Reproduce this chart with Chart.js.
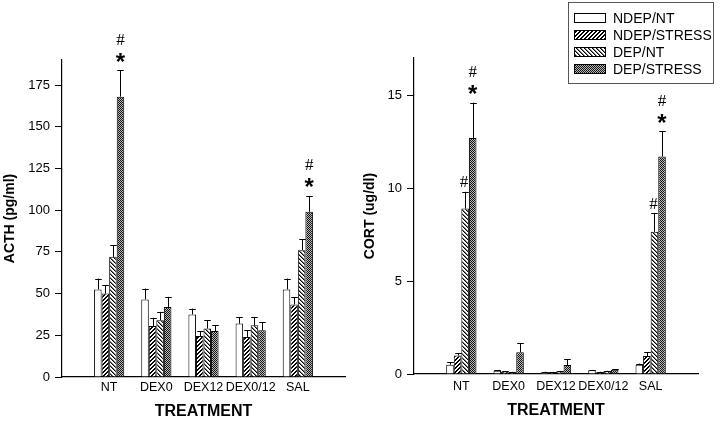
<!DOCTYPE html>
<html>
<head>
<meta charset="utf-8">
<script src="https://cdn.jsdelivr.net/npm/chart.js@4.4.1/dist/chart.umd.min.js"></script>
<style>
  html, body { margin: 0; padding: 0; background: #fff; }
  #wrap { position: relative; width: 720px; height: 421px; }
  canvas { position: absolute; top: 0; }
  #acth { left: 0; }
  #cort { left: 360px; }
</style>
</head>
<body>
<div id="wrap">
  <canvas id="acth" width="360" height="421"></canvas>
  <canvas id="cort" width="360" height="421"></canvas>
</div>
<script>
// ── Data ───────────────────────────────────────────────────────
const groups      = ["NT", "DEX0", "DEX12", "DEX0/12", "SAL"];
const seriesNames = ["NDEP/NT", "NDEP/STRESS", "DEP/NT", "DEP/STRESS"];

// ACTH (pg/ml), mean and SEM per group
const acthNdepNt       = [52.5, 46.5, 37.5, 32, 52.5];
const acthNdepStress   = [50, 30.5, 24.5, 24, 43.5];
const acthDepNt        = [72, 34, 29, 31, 76];
const acthDepStress    = [168, 42, 27.5, 28, 99];
const acthErrNdepNt     = [6.5, 6.5, 3.5, 4, 6.5];
const acthErrNdepStress = [5, 5, 3, 4, 4.5];
const acthErrDepNt      = [7, 5, 5, 5, 6.5];
const acthErrDepStress  = [16, 6, 3.5, 5, 9.5];
const acthTicks = [0, 25, 50, 75, 100, 125, 150, 175];

// CORT (ug/dl)
const cortNdepNt       = [0.5, 0.18, 0.1, 0.2, 0.5];
const cortNdepStress   = [1.0, 0.14, 0.09, 0.1, 0.97];
const cortDepNt        = [8.9, 0.1, 0.14, 0.15, 7.65];
const cortDepStress    = [12.7, 1.17, 0.48, 0.23, 11.7];
const cortErrNdepNt     = [0.12, 0.02, 0.02, 0.02, 0.06];
const cortErrNdepStress = [0.12, 0.02, 0.02, 0.02, 0.2];
const cortErrDepNt      = [0.9, 0.02, 0.02, 0.02, 1.0];
const cortErrDepStress  = [1.9, 0.48, 0.31, 0.03, 1.35];
const cortTicks = [0, 5, 10, 15];

// significance marks: [group, series index, text]
const acthMarks = [["NT", 3, "#*"], ["SAL", 3, "#*"]];
const cortMarks = [["NT", 2, "#"], ["NT", 3, "#*"], ["SAL", 2, "#"], ["SAL", 3, "#*"]];

// ── Styling helpers ────────────────────────────────────────────
const FONT = "'Liberation Sans', Arial, Helvetica, sans-serif";

function makePattern(kind) {
  const n = kind === "dots" ? 2 : 4;
  const c = document.createElement("canvas");
  c.width = n; c.height = n;
  const g = c.getContext("2d");
  for (let y = 0; y < n; y++) {
    for (let x = 0; x < n; x++) {
      let col = "#fff";
      if (kind === "fwd")  col = ((x + y) % 4 >= 2) ? "#000" : "#fff";
      if (kind === "back") col = ((x - y + 4) % 4 === 0) ? "#000" : ((x - y + 4) % 4 === 1 ? "#777" : "#fff");
      if (kind === "dots") col = ((x + y) % 2 === 0) ? "#111" : "#bbb";
      g.fillStyle = col;
      g.fillRect(x, y, 1, 1);
    }
  }
  return g.createPattern(c, "repeat");
}

const fills = ["#fff", makePattern("fwd"), makePattern("back"), makePattern("dots")];

// ── Plugins ────────────────────────────────────────────────────
const errorBars = {
  id: "errorBars",
  afterDatasetsDraw(chart) {
    const ctx = chart.ctx, yS = chart.scales.y;
    ctx.save();
    ctx.strokeStyle = "#000";
    ctx.lineWidth = 1;
    chart.data.datasets.forEach((ds, i) => {
      chart.getDatasetMeta(i).data.forEach((bar, j) => {
        const v = ds.data[j];
        if (v == null) return;
        const yTop = yS.getPixelForValue(v + ds.errors[j]);
        const half = (bar.width - 1) / 2;
        const x = Math.round(bar.x) + 0.5;
        ctx.beginPath();
        ctx.moveTo(x, bar.y);
        ctx.lineTo(x, yTop);
        ctx.moveTo(x - half, Math.round(yTop) + 0.5);
        ctx.lineTo(x + half, Math.round(yTop) + 0.5);
        ctx.stroke();
      });
    });
    ctx.restore();
  },
};

function drawCentered(ctx, text, x, cy) {
  const m = ctx.measureText(text);
  ctx.fillText(text, x, cy + (m.actualBoundingBoxAscent - m.actualBoundingBoxDescent) / 2);
}

const sigMarks = {
  id: "sigMarks",
  afterDatasetsDraw(chart, args, opts) {
    const ctx = chart.ctx, yS = chart.scales.y;
    ctx.save();
    ctx.fillStyle = "#000";
    ctx.textAlign = "center";
    ctx.textBaseline = "alphabetic";
    (opts.marks || []).forEach(([grp, si, text]) => {
      const ds = chart.data.datasets[si];
      const j = chart.data.labels.indexOf(grp);
      const bar = chart.getDatasetMeta(si).data[j];
      const yCap = yS.getPixelForValue(ds.data[j] + ds.errors[j]);
      if (text.includes("*")) {
        ctx.font = "bold 24px " + FONT;
        drawCentered(ctx, "*", bar.x, yCap - 13);
        ctx.font = "17px 'Liberation Serif', 'Times New Roman', serif";
        drawCentered(ctx, "#", bar.x, yCap - 31);
      } else {
        ctx.font = "17px 'Liberation Serif', 'Times New Roman', serif";
        drawCentered(ctx, "#", bar.x - 1, yCap - 10);
      }
    });
    ctx.restore();
  },
};

const boxLegend = {
  id: "boxLegend",
  afterDraw(chart, args, opts) {
    if (!opts.show) return;
    const ctx = chart.ctx;
    ctx.save();
    ctx.strokeStyle = "#555";
    ctx.lineWidth = 1;
    ctx.fillStyle = "#fff";
    ctx.fillRect(208.5, 2.5, 145, 81);
    ctx.strokeRect(208.5, 2.5, 145, 81);
    const rows = [18, 35, 52, 69];
    ctx.font = "14px " + FONT;
    ctx.textBaseline = "middle";
    ctx.textAlign = "left";
    chart.data.datasets.forEach((ds, i) => {
      const y = rows[i];
      ctx.fillStyle = ds.backgroundColor;
      ctx.fillRect(214, y - 5, 32, 10);
      ctx.strokeStyle = "#000";
      ctx.strokeRect(214.5, y - 4.5, 31, 9);
      ctx.fillStyle = "#000";
      ctx.fillText(ds.label, 253, y + 1);
    });
    ctx.restore();
  },
};

// ── Chart builder ──────────────────────────────────────────────
function buildChart(id, cfg) {
  const labels = ["", ...groups, ""];
  return new Chart(document.getElementById(id), {
    type: "bar",
    data: {
      labels,
      datasets: seriesNames.map((name, i) => ({
        label: name,
        data: [null, ...cfg.means[i], null],
        errors: [null, ...cfg.errs[i], null],
        backgroundColor: fills[i],
        borderColor: "#000",
        borderWidth: 1,
        borderSkipped: "bottom",
        categoryPercentage: 0.64,
        barPercentage: 1.0,
      })),
    },
    options: {
      responsive: false,
      animation: false,
      layout: { padding: { left: 0, top: cfg.top, right: cfg.right, bottom: 0 } },
      plugins: {
        legend: { display: false },
        tooltip: { enabled: false },
        sigMarks: { marks: cfg.marks },
        boxLegend: { show: cfg.legend },
      },
      scales: {
        x: {
          offset: false,
          grid: { display: false, drawTicks: false },
          border: { display: true, color: "#000", width: 1.2 },
          ticks: { color: "#000", font: { size: 12.5, family: FONT }, padding: cfg.xPad, maxRotation: 0, autoSkip: false },
          title: {
            display: true, text: "TREATMENT", color: "#000",
            font: { size: 16, weight: "bold", family: FONT },
            padding: { top: 0, bottom: cfg.titlePad },
          },
          afterFit: (s) => { s.height = cfg.xH; },
        },
        y: {
          min: 0,
          max: cfg.max,
          afterBuildTicks: (s) => { s.ticks = cfg.ticks.map((v) => ({ value: v })); },
          grid: { drawOnChartArea: false, drawTicks: true, tickLength: 7, color: "#000", lineWidth: 1 },
          border: { display: true, color: "#000", width: 1.2 },
          ticks: { color: "#000", font: { size: 13, family: FONT }, padding: 5 },
          title: {
            display: true, text: cfg.title, color: "#000",
            font: { size: 14, weight: "bold", family: FONT },
            padding: { top: 2, bottom: 0 },
          },
          afterFit: (s) => { s.width = cfg.yW; },
        },
      },
    },
    plugins: [errorBars, sigMarks, boxLegend],
  });
}

buildChart("acth", {
  means: [acthNdepNt, acthNdepStress, acthDepNt, acthDepStress],
  errs:  [acthErrNdepNt, acthErrNdepStress, acthErrDepNt, acthErrDepStress],
  ticks: acthTicks, max: 190, title: "ACTH (pg/ml)", marks: acthMarks, legend: false,
  top: 60, right: 15, yW: 62, xH: 44, xPad: 3, titlePad: 0,
});

buildChart("cort", {
  means: [cortNdepNt, cortNdepStress, cortDepNt, cortDepStress],
  errs:  [cortErrNdepNt, cortErrNdepStress, cortErrDepNt, cortErrDepStress],
  ticks: cortTicks, max: 17, title: "CORT (ug/dl)", marks: cortMarks, legend: true,
  top: 58, right: 22, yW: 54, xH: 47, xPad: 5, titlePad: 1,
});
</script>
</body>
</html>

(THE TASK):
Pictures are excluded; extract exactly the lines from the start of the data through the line that holds "const acthTicks = [0, 25, 50, 75, 100, 125, 150, 175];", both ends included.

(THE SOLUTION):
Reproduce this chart with Chart.js.
<!DOCTYPE html>
<html>
<head>
<meta charset="utf-8">
<script src="https://cdn.jsdelivr.net/npm/chart.js@4.4.1/dist/chart.umd.min.js"></script>
<style>
  html, body { margin: 0; padding: 0; background: #fff; }
  #wrap { position: relative; width: 720px; height: 421px; }
  canvas { position: absolute; top: 0; }
  #acth { left: 0; }
  #cort { left: 360px; }
</style>
</head>
<body>
<div id="wrap">
  <canvas id="acth" width="360" height="421"></canvas>
  <canvas id="cort" width="360" height="421"></canvas>
</div>
<script>
// ── Data ───────────────────────────────────────────────────────
const groups      = ["NT", "DEX0", "DEX12", "DEX0/12", "SAL"];
const seriesNames = ["NDEP/NT", "NDEP/STRESS", "DEP/NT", "DEP/STRESS"];

// ACTH (pg/ml), mean and SEM per group
const acthNdepNt       = [52.5, 46.5, 37.5, 32, 52.5];
const acthNdepStress   = [50, 30.5, 24.5, 24, 43.5];
const acthDepNt        = [72, 34, 29, 31, 76];
const acthDepStress    = [168, 42, 27.5, 28, 99];
const acthErrNdepNt     = [6.5, 6.5, 3.5, 4, 6.5];
const acthErrNdepStress = [5, 5, 3, 4, 4.5];
const acthErrDepNt      = [7, 5, 5, 5, 6.5];
const acthErrDepStress  = [16, 6, 3.5, 5, 9.5];
const acthTicks = [0, 25, 50, 75, 100, 125, 150, 175];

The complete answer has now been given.